As for the meaning of the piece, I’ve always put a lot of thought into the creative process. I reference it here in a way that’s quite meta. The artistic process can easily be applied to real life. They both encourage you to trust your gut, and force you to make choices. Some choices required me to destroy my favorite parts of the painting. But in the end It was for the better of the painting in its entirety. I got thinking about choices and the choices I or you make every day. Like returning a loose grocery cart roaming around in a parking lot. We might not know what we’re doing- but we can trust that some of our choices are doing some good in the grand scheme of things. Because finding empathy in the nooks of life is its own art form. Expressing compassion is a result of recognizing these spaces, and then choosing to act kindly within them. I doodle with care in the corners of my homework, books, and sketches- and I hope to find the same blank spaces to fill with kindness in the corners of my life.
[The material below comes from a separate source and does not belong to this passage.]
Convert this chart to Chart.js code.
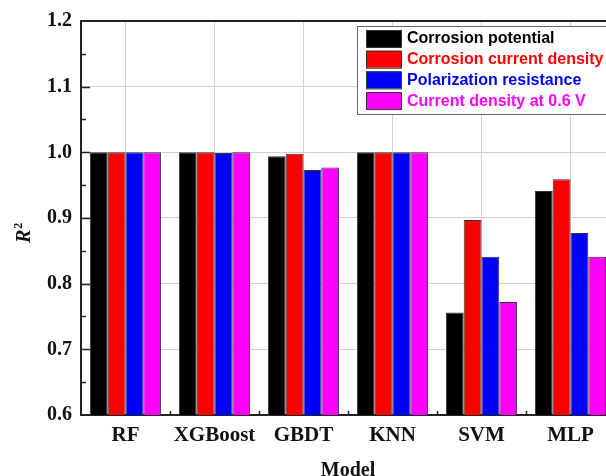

People are defined by their choices, whether they are driven by spirituality, fear, or selfishness. Choices are what define us as our own person. When I see an “O” filled in on a random page of notes I can’t help but crack a smile. I could choose to stay at home because I'm afraid of nukes and monsters standing outside my door, or choose to wear red because it’s my favorite color although I'm not sure how I feel about it making me stand out in a classroom. 


So, with all the sincerity of a middle school doodle, I choose to continue to create because it makes me happy, and I hope people will continue to tell me all the stories that make them human.